Wednesday, February 12, 2014

Why now? Why this age? Why am I freaking out?


I have always been proud of the fact that I am a positive person. I can always find the joy, bliss, freedom, silver lining in any moment in my life. Things can be crashing down around me and I can consciously say, "There has to be a lesson in here somewhere", or "This is happening for a reason" and actually believe it. This year has been different and I don't know why.

Why now? Why 34? Why am I suddenly really angry, frustrated and just plain mad that I don't have everything I want? Not to mention, I feel like a failure.

I've been living in Los Angeles for 12 years now, pursuing a career in entertainment as an actress, writer and producer, and I am proud of the life I lead everyday. Lately, I haven't been able to see all the fun, wonderful things that I have done and the life that I have created for myself, all I can see and feel is the failures. I haven't booked a role on Television, I haven't been in any films with a wide theatrical release, I've been waiting tables for too GOD DAMN long and I've been on Mother F-in avail for more commercials than I care to admit.

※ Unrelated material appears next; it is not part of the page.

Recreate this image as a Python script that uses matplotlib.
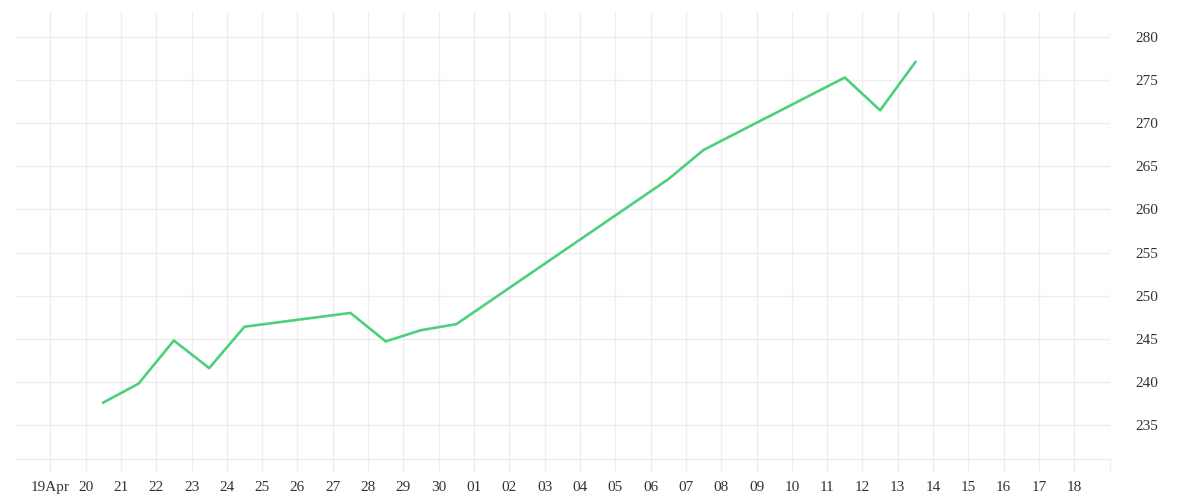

I'm also 34, single, with no real prospects in sight.  I've never felt pressure to be married or start a family before, but 34 has brought this into my world. Is it me just letting myself know that I'm really ready for this? The science of my body saying, "Hey, you ain't getting any younger!" - Rude. Really rude. I'm not getting any pressure from my family, but as I watch my niece and nephew get older, I long for them to have cousins to grow up with and experience life with built in friends the way that we did.

I personally know people who's journey in Hollywood took 15 years or longer before they hit a level of success where they could quit their "day job" and actually make money acting. Eric Stonestreet of Modern Family was in LA for 15 years before he landed that life changing role. I was working at Kate Mantilini with Kate Flannery, waiting tables every day, when she had trouble letting go of her shifts at the restaurant even though The Office was renewed for a 2nd season and one of the most popular sitcoms on at the time, because she had seen almost successes for so long, it was almost impossible for her to comprehend that this was HER life changing role.

Sometimes chasing your dreams is hard, lonely, scary, full of doubt, pick your favorite doom filled adjective and run with it. BUT, in the long run there isn't much else I'd like to be doing. I've thought about going home with my tail tucked between my legs, really letting the failure, pity and sadness eek into my life, but that's not who I am. At my core I can find the silver lining and know that when I find my life changing role and the love that is meant to be my partner in crime, that it really will be the right time, right person, etc.

Bring it on 34, we've got 6 months to find our silver lining.